Si nous voulons réellement lutter contre le fascisme, il faut nous attaquer aux causes fondamentales qui sont à l’origine de celui-ci. Pour cela, il faut sortir du confusionnisme régnant, en redéfinissant ce que pourrait être une opposition anticapitaliste libérée de «l’illusion démocratique» et désaccoutumée des schémas et des pratiques qui se sont révélés inopérants. Pour cela, s’il est indispensable de comprendre les mécanismes modernes de l’oppression et de la domination, il n’en est pas moins nécessaire de reprendre les choses au début et de dépoussiérer les classiques de la pensée critique.
Que doit-on contester, le capitalisme ou simplement la forme libérale de sa régulation ? Mais pourrons-nous nous contenter de dénoncer l’un sans toucher à l’autre ? Ce serait contradictoire, car l’impératif capitaliste de l’exploitation ferait renaître aussitôt la spéculation. Il ne peut donc pas plus y avoir de «mondialisation heureuse» (A. Minc) que «mondialisation à visage humain» (M. Camdessus). Certains, tels la LCR ou LO se lancent dans la course aux strapontins. D’autres, les néo-marxistes, ramènent tout à la trabison des chefs. Il suffirait donc de reconstruire un parti «plus communiste» ou «plus révolutionnaire» avec des gens plus honnêtes et plus intransigeants. À quoi va donc servir un député «rouge» ou un «parti d’avant-garde ouvrière» réduit aux pratiques de l’opposition institutionnelle face à la gouvernance néolibérale ? Les députés européens de LO et de la LCR ont-ils infléchi dans un sens plus social les décisions prises à Bruxelles ?
Alors quelle lutte ? Des éléments de réponse ont été développés ces dernières années au travers de la lutte anti-mondialisation quand elle s’est voulue rupturiste, et non pas simplement aménagement, au travers de la construction de réseaux, de diagonales, de croisement des idées, des pratiques.
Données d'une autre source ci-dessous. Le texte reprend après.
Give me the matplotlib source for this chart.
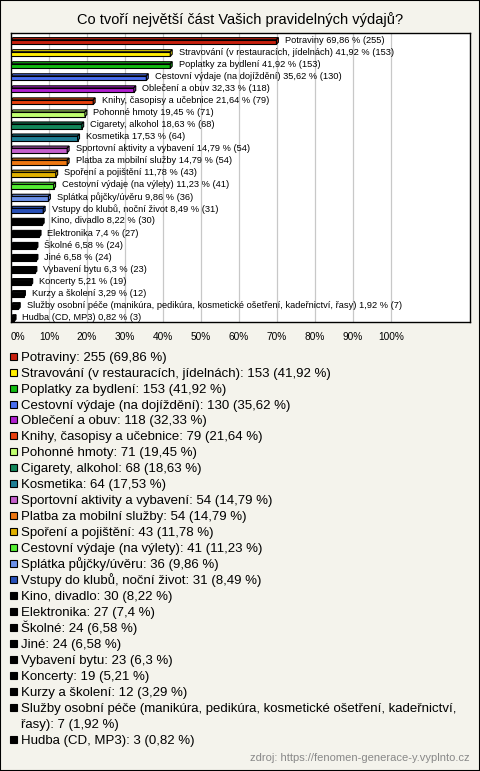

Elles ont en commun l’auto-organisation, l’autonomie politique, l’action directe, l’internationalisme. Le premiers pas s’organisant dans la critique concrète de la délégation de pouvoir (l’action étatique parlementaire), de la routine légaliste (manif promenade) et de la charité. Les luttes qui se déroulent en Argentine, celle des précaires récemment, sont des réponses concrètes à notre questionnement. À nous de faire en sorte de tracer des lignes de convergence et de généralisation de ces révoltes. Ou sinon, il ne nous reste comme seule alternative que le fascisme ou la barbarie capitaliste.